Migration Strategies
Strategy 1: Use View.App
// OLD:
void MyMethod ()
{
Application.TopRunnable?.SetNeedsDraw ();
}
// NEW:
void MyMethod (View view)
{
view.App?.TopRunnableView?.SetNeedsDraw ();
}
Strategy 2: Pass IApplication
// OLD:
void ProcessSessions ()
{
foreach (SessionToken runnable in Application.SessionStack)
{
// Process
}
}
// NEW:
void ProcessSessions (IApplication app)
{
foreach (SessionToken runnable in app.SessionStack)
{
// Process
}
}
Strategy 3: Store IApplication Reference
public class MyService
{
private readonly IApplication _app;
public MyService (IApplication app)
{
_app = app;
}
public void DoWork ()
{
_app.TopRunnable?.Title = "Processing...";
}
}
Resource Management and Disposal
Terminal.Gui v2 implements the IDisposable pattern for proper resource cleanup. Applications must be disposed after use to:
- Stop the input thread cleanly
- Release driver resources
- Prevent thread leaks in tests
- Free unmanaged resources
Using the using Statement (Recommended)
// Automatic disposal with using statement
using (IApplication app = Application.Create ().Init ())
{
app.Run<MyDialog> ();
// app.Dispose() automatically called when scope exits
}
Manual Disposal
// Manual disposal
IApplication app = Application.Create ();
try
{
app.Init ();
app.Run<MyDialog> ();
}
finally
{
app.Dispose (); // Ensure cleanup even if exception occurs
}
Dispose() and Result Retrieval
Dispose()- Standard IDisposable pattern for resource cleanup (required)GetResult()/GetResult<T>()- Retrieve results after run completesShutdown()- Obsolete (useDispose()instead)// RECOMMENDED (using statement): using (IApplication app = Application.Create ().Init ()) { app.Run<MyDialog> (); MyResult? result = app.GetResult<MyResult> (); // app.Dispose() called automatically here } // ALTERNATIVE (manual disposal): IApplication app = Application.Create ().Init (); app.Run<MyDialog> (); MyResult? result = app.GetResult<MyResult> (); app.Dispose (); // Must call explicitly // OLD (obsolete - do not use): object? result = app.Run<MyDialog> ().Shutdown ();
Input Thread Lifecycle
When calling Init(), Terminal.Gui starts a dedicated input thread that continuously polls for console input. This thread must be stopped properly:
IApplication app = Application.Create ();
app.Init ("fake"); // Input thread starts here
// Input thread runs in background at ~50 polls/second (20ms throttle)

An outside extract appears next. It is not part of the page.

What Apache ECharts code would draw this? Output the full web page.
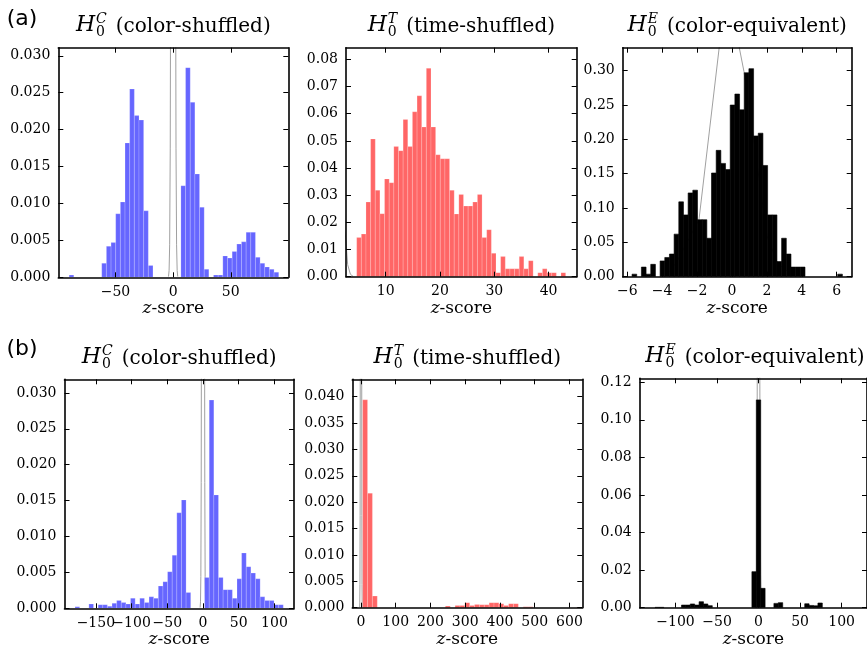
<!DOCTYPE html>
<html>
<head>
<meta charset="utf-8">
<script src="https://cdn.jsdelivr.net/npm/echarts@6/dist/echarts.min.js"></script>
<style>
  html, body { margin: 0; padding: 0; background: #fff; }
  #main { width: 867px; height: 652px; }
</style>
</head>
<body>
<div id="main"></div>
<script>
// histogram bins: first edge, bin width, heights
const a1Start = -90.2, a1Width = 4.04;
const a1Heights = [0.0003, 0, 0, 0, 0, 0, 0,
  0.0019, 0.0042, 0.0047, 0.0086, 0.0102, 0.0182, 0.0255, 0.0219, 0.0213, 0.0090, 0.0016,
  0, 0, 0, 0, 0, 0,
  0.0124, 0.0284, 0.0237, 0.0140, 0.0095, 0.0011,
  0, 0.0003, 0.0003,
  0.0029, 0.0026, 0.0035, 0.0045, 0.0048, 0.0061, 0.0061, 0.0027, 0.0019, 0.0014, 0.0011, 0.0007];

const a2Start = 4.66, a2Width = 0.855;
const a2Heights = [0.0144, 0.0157, 0.0275, 0.0507, 0.0318, 0.0232, 0.0360, 0.0346, 0.0479, 0.0464,
  0.0579, 0.0479, 0.0607, 0.0666, 0.0551, 0.0767, 0.0551, 0.0449, 0.0434, 0.0434,
  0.0318, 0.0231, 0.0303, 0.0260, 0.0260, 0.0275, 0.0303, 0.0144, 0.0173, 0.0086,
  0.0015, 0.0074, 0.0029, 0.0029, 0.0029, 0.0074, 0.0029, 0.0059, 0, 0.0015,
  0.0029, 0.0015, 0.0015, 0, 0.0015];

const a3Start = -6.26, a3Width = 0.2678;
const a3Heights = [0, 0, 0.0037, 0, 0.014, 0.0037, 0.018, 0, 0.023, 0.028,
  0.033, 0.062, 0.109, 0.090, 0.122, 0.126, 0.083, 0.083, 0.056, 0.151,
  0.184, 0.165, 0.156, 0.250, 0.266, 0.243, 0.297, 0.303, 0.205, 0.209,
  0.162, 0.090, 0.090, 0.022, 0.056, 0.033, 0.014, 0.014, 0.014, 0,
  0, 0, 0, 0, 0, 0, 0.0037, 0, 0];

const b1Start = -179.2, b1Width = 6.48;
const b1Heights = [0.0002, 0, 0, 0.0006, 0, 0.0005, 0.0005, 0.0003, 0.0007, 0.0011,
  0.0008, 0.0006, 0.0014, 0.0006, 0.0014, 0.0008, 0.0016, 0.0014, 0.0031, 0.0037,
  0.0051, 0.0074, 0.0133, 0.0151, 0.0022, 0, 0, 0, 0.0043, 0.0290,
  0.0158, 0.0043, 0.0026, 0.0026, 0.0014, 0.0041, 0.0077, 0.0058, 0.0049, 0.0041,
  0.0016, 0.0011, 0.0011, 0.0005, 0.0005];

const b2Start = 4.9, b2Width = 14.0;
const b2Heights = [0.0394, 0.0217, 0.0022, 0, 0, 0, 0, 0, 0, 0,
  0, 0, 0, 0, 0, 0, 0, 0.0003, 0, 0.00044,
  0.00044, 0.00095, 0.00044, 0.0006, 0.00057, 0.00057, 0.00095, 0.00095, 0.00076, 0.00044,
  0.00076, 0.00076, 0, 0.0002, 0.0002, 0, 0, 0, 0, 0,
  0, 0, 0, 0, 0.00015];

const b3Start = -124.6, b3Width = 5.3;
const b3Heights = [0.0002, 0.0002, 0, 0, 0, 0, 0.0014, 0.0014, 0.002, 0.0014,
  0.0032, 0.002, 0.0011, 0, 0, 0, 0, 0, 0, 0,
  0, 0, 0.0192, 0.1106, 0.0103, 0, 0, 0.0023, 0.0027, 0,
  0, 0, 0, 0, 0.0021, 0.0012, 0.001, 0.0025, 0, 0,
  0, 0, 0, 0, 0];

// null-model curve (grey line)
const nullX = [-4, -3.5, -3, -2.5, -2, -1.5, -1, -0.5, 0, 0.5, 1, 1.5, 2, 2.5, 3, 3.5, 4];
const nullY = [0.0001, 0.0009, 0.0044, 0.0175, 0.054, 0.1295, 0.242, 0.352, 0.399, 0.352,
  0.242, 0.1295, 0.054, 0.0175, 0.0044, 0.0009, 0.0001];
const a3NullX = [-3.8, -3.2, -1.89, -0.30, 0.69, 1.3, 2.0, 2.6, 3.5];
const a3NullY = [0.001, 0.02, 0.083, 0.427, 0.2985, 0.19, 0.06, 0.02, 0.001];

// tick values
const a1XTicks = [-50, 0, 50];
const a2XTicks = [10, 20, 30, 40];
const a3XTicks = [-6, -4, -2, 0, 2, 4, 6];
const b1XTicks = [-150, -100, -50, 0, 50, 100];
const b1XLabelsA = [-100, 0, 100];   // b1 labels are split over two axes so none get dropped
const b1XLabelsB = [-150, -50, 50];
const b2XTicks = [0, 100, 200, 300, 400, 500, 600];
const b3XTicks = [-100, -50, 0, 50, 100];
const yTicks030 = [0, 0.005, 0.010, 0.015, 0.020, 0.025, 0.030];
const yTicks08 = [0, 0.01, 0.02, 0.03, 0.04, 0.05, 0.06, 0.07, 0.08];
const yTicks30 = [0, 0.05, 0.10, 0.15, 0.20, 0.25, 0.30];
const yTicks040 = [0, 0.005, 0.010, 0.015, 0.020, 0.025, 0.030, 0.035, 0.040];
const yTicks12 = [0, 0.02, 0.04, 0.06, 0.08, 0.10, 0.12];

const BLUE = '#6666ff', RED = '#ff6666', BLACK = '#000000';
const SEAM = 'rgba(255,255,255,0.3)';
const serif = '"DejaVu Serif", serif';

const panels = [
  { rect: [58.3, 47.7, 230, 229.6], x: [-99.6, 99.9], yMax: 0.0311, xt: a1XTicks, yt: yTicks030, dec: 3,
    start: a1Start, w: a1Width, h: a1Heights, color: BLUE, edge: SEAM,
    nx: nullX, ny: nullY, sup: 'C', text: '(color-shuffled)' },
  { rect: [346, 47.7, 230.7, 229], x: [2.69, 45.17], yMax: 0.0843, xt: a2XTicks, yt: yTicks08, dec: 2,
    start: a2Start, w: a2Width, h: a2Heights, color: RED, edge: SEAM,
    nx: nullX, ny: nullY, sup: 'T', text: '(time-shuffled)' },
  { rect: [622.7, 47.7, 229, 229], x: [-6.26, 6.86], yMax: 0.3335, xt: a3XTicks, yt: yTicks30, dec: 2,
    start: a3Start, w: a3Width, h: a3Heights, color: BLACK, edge: BLACK,
    nx: a3NullX, ny: a3NullY, sup: 'E', text: '(color-equivalent)' },
  { rect: [64.5, 379.3, 229.5, 229], x: [-193.9, 127.4], yMax: 0.0319, xt: b1XTicks, yt: yTicks030, dec: 3,
    xl: b1XLabelsA, xl2: b1XLabelsB,
    start: b1Start, w: b1Width, h: b1Heights, color: BLUE, edge: SEAM,
    nx: nullX, ny: nullY, sup: 'C', text: '(color-shuffled)' },
  { rect: [352.3, 379.3, 230, 228.4], x: [-25, 637], yMax: 0.0433, xt: b2XTicks, yt: yTicks040, dec: 3,
    start: b2Start, w: b2Width, h: b2Heights, color: RED, edge: SEAM,
    nx: nullX, ny: nullY, sup: 'T', text: '(time-shuffled)' },
  { rect: [639.7, 378.3, 230.5, 229.4], x: [-143.1, 130.6], yMax: 0.1221, xt: b3XTicks, yt: yTicks12, dec: 2,
    start: b3Start, w: b3Width, h: b3Heights, color: BLACK, edge: BLACK,
    nx: nullX, ny: nullY, sup: 'E', text: '(color-equivalent)' }
];

const fmtX = v => (v < 0 ? '\u2212' + Math.abs(v) : String(v));
const frame = { show: true, onZero: false, lineStyle: { color: '#000', width: 1.6 } };
const tick = vals => ({ show: true, inside: true, length: 5, customValues: vals, lineStyle: { color: '#000', width: 1 } });
const xLabel = vals => ({ customValues: vals, formatter: fmtX, hideOverlap: false, interval: 0,
  fontFamily: serif, fontSize: 14, color: '#000', margin: 8 });

// text measuring for the titles
const ctx = document.createElement('canvas').getContext('2d');
function measure(str, font) { ctx.font = font; return ctx.measureText(str).width; }

const grids = [], xAxes = [], yAxes = [], series = [], graphic = [], extraX = [];

panels.forEach((p, i) => {
  grids.push({ left: p.rect[0], top: p.rect[1], width: p.rect[2], height: p.rect[3] });

  xAxes.push({
    type: 'value', gridIndex: i, min: p.x[0], max: p.x[1], position: 'bottom', z: 5,
    axisLine: frame, axisTick: tick(p.xt), splitLine: { show: false },
    axisLabel: xLabel(p.xl || p.xt),
    name: '{i|z}-score', nameLocation: 'middle', nameGap: 23,
    nameTextStyle: { fontFamily: serif, fontSize: 17, color: '#000',
      rich: { i: { fontFamily: serif, fontSize: 17, fontStyle: 'italic', color: '#000' } } }
  });
  xAxes.push({
    type: 'value', gridIndex: i, min: p.x[0], max: p.x[1], position: 'top', z: 5,
    axisLine: frame, axisTick: tick(p.xt), axisLabel: { show: false }, splitLine: { show: false }
  });
  if (p.xl2) {
    extraX.push({
      type: 'value', gridIndex: i, min: p.x[0], max: p.x[1], position: 'bottom', z: 5,
      axisLine: { show: false }, axisTick: { show: false }, splitLine: { show: false },
      axisLabel: xLabel(p.xl2)
    });
  }
  yAxes.push({
    type: 'value', gridIndex: i, min: 0, max: p.yMax, position: 'left', z: 5,
    axisLine: frame, axisTick: tick(p.yt), splitLine: { show: false },
    axisLabel: { customValues: p.yt, formatter: v => v.toFixed(p.dec), hideOverlap: false,
      fontFamily: serif, fontSize: 14, color: '#000', margin: 8 }
  });
  yAxes.push({
    type: 'value', gridIndex: i, min: 0, max: p.yMax, position: 'right', z: 5,
    axisLine: frame, axisTick: tick(p.yt), axisLabel: { show: false }, splitLine: { show: false }
  });

  // grey null-model curve, under the bars
  series.push({
    type: 'line', xAxisIndex: 2 * i, yAxisIndex: 2 * i, z: 1, silent: true,
    symbol: 'none', clip: true,
    lineStyle: { color: '#a0a0a0', width: 1 },
    data: p.nx.map((x, k) => [x, p.ny[k]])
  });

  // histogram bars
  const bars = p.h.map((v, k) => [p.start + k * p.w, p.start + (k + 1) * p.w, v]).filter(d => d[2] > 0);
  series.push({
    type: 'custom', xAxisIndex: 2 * i, yAxisIndex: 2 * i, z: 2, silent: true, clip: true,
    data: bars,
    renderItem: (params, api) => {
      const lo = api.coord([api.value(0), 0]);
      const hi = api.coord([api.value(1), api.value(2)]);
      return {
        type: 'rect',
        shape: { x: lo[0], y: hi[1], width: hi[0] - lo[0], height: lo[1] - hi[1] },
        style: { fill: p.color, stroke: p.edge, lineWidth: 0.6 }
      };
    }
  });

  // title  H_0^X (text)
  const fH = 'italic 22px ' + serif, fS = 'italic 14px ' + serif, f0 = '14px ' + serif, fT = '20px ' + serif;
  const wH = measure('H', fH), wS = Math.max(measure(p.sup, fS), measure('0', f0)), wT = measure(p.text, fT);
  const total = wH + 1 + wS + 9 + wT;
  const cx = p.rect[0] + p.rect[2] / 2;
  const x0 = cx - total / 2;
  const cy = p.rect[1] - 21;
  graphic.push(
    { type: 'text', x: x0, y: cy - 1, style: { text: 'H', font: fH, fill: '#000', verticalAlign: 'middle' } },
    { type: 'text', x: x0 + wH + 1, y: cy - 7, style: { text: p.sup, font: fS, fill: '#000', verticalAlign: 'middle' } },
    { type: 'text', x: x0 + wH + 1, y: cy + 6, style: { text: '0', font: f0, fill: '#000', verticalAlign: 'middle' } },
    { type: 'text', x: x0 + wH + 1 + wS + 9, y: cy, style: { text: p.text, font: fT, fill: '#000', verticalAlign: 'middle' } }
  );
});

graphic.push(
  { type: 'text', x: 22, y: 19, style: { text: '(a)', font: '22px "DejaVu Sans", sans-serif', fill: '#000', align: 'center', verticalAlign: 'middle' } },
  { type: 'text', x: 22, y: 349, style: { text: '(b)', font: '22px "DejaVu Sans", sans-serif', fill: '#000', align: 'center', verticalAlign: 'middle' } }
);

const myChart = echarts.init(document.getElementById('main'), null, { renderer: 'canvas' });
myChart.setOption({
  backgroundColor: '#ffffff',
  animation: false,
  grid: grids,
  xAxis: xAxes.concat(extraX),
  yAxis: yAxes,
  series: series,
  graphic: graphic
});
</script>
</body>
</html>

app.Dispose (); // Cancels input thread and waits for it to exit
Important for Tests: Always dispose applications in tests to prevent thread leaks:
[Fact]
public void My_Test ()
{
using IApplication app = Application.Create ();
app.Init ("fake");
// Test code here
// app.Dispose() called automatically
}
Singleton Re-initialization
The legacy static Application singleton can be re-initialized after disposal (for backward compatibility with old tests):
// Test 1
Application.Init ();
Application.Shutdown (); // Obsolete but still works for legacy singleton
// Test 2 - singleton resets and can be re-initialized
Application.Init (); // ✅ Works!
Application.Shutdown (); // Obsolete but still works for legacy singleton
However, instance-based applications follow standard IDisposable semantics and cannot be reused after disposal:
IApplication app = Application.Create ();
app.Init ();
app.Dispose ();
app.Init (); // ❌ Throws ObjectDisposedException
Session Management
Begin and End
Applications manage sessions through Begin() and End():
using IApplication app = Application.Create ();
app.Init ();
Window window = new ();
// Begin a new session - pushes to SessionStack
SessionToken? token = app.Begin (window);
// TopRunnable now points to this window
Debug.Assert (app.TopRunnable == window);
// End the session - pops from SessionStack
if (token != null)
{
app.End (token);
}
// TopRunnable restored to previous runnable (if any)
Nested Sessions
Multiple sessions can run nested:
using IApplication app = Application.Create ();
app.Init ();
// Session 1
Window main = new () { Title = "Main" };
SessionToken? token1 = app.Begin (main);
// app.TopRunnable == main, SessionStack.Count == 1
// Session 2 (nested)
Dialog dialog = new () { Title = "Dialog" };
SessionToken? token2 = app.Begin (dialog);
// app.TopRunnable == dialog, SessionStack.Count == 2
// End dialog
app.End (token2);
// app.TopRunnable == main, SessionStack.Count == 1
// End main
app.End (token1);
// app.TopRunnable == null, SessionStack.Count == 0
View.Driver Property
Similar to View.App, views now have a Driver property:
public class View
{
/// <summary>
/// Gets the driver for this view.
/// </summary>
public IDriver? Driver => GetDriver ();
/// <summary>
/// Gets the driver, checking application context if needed.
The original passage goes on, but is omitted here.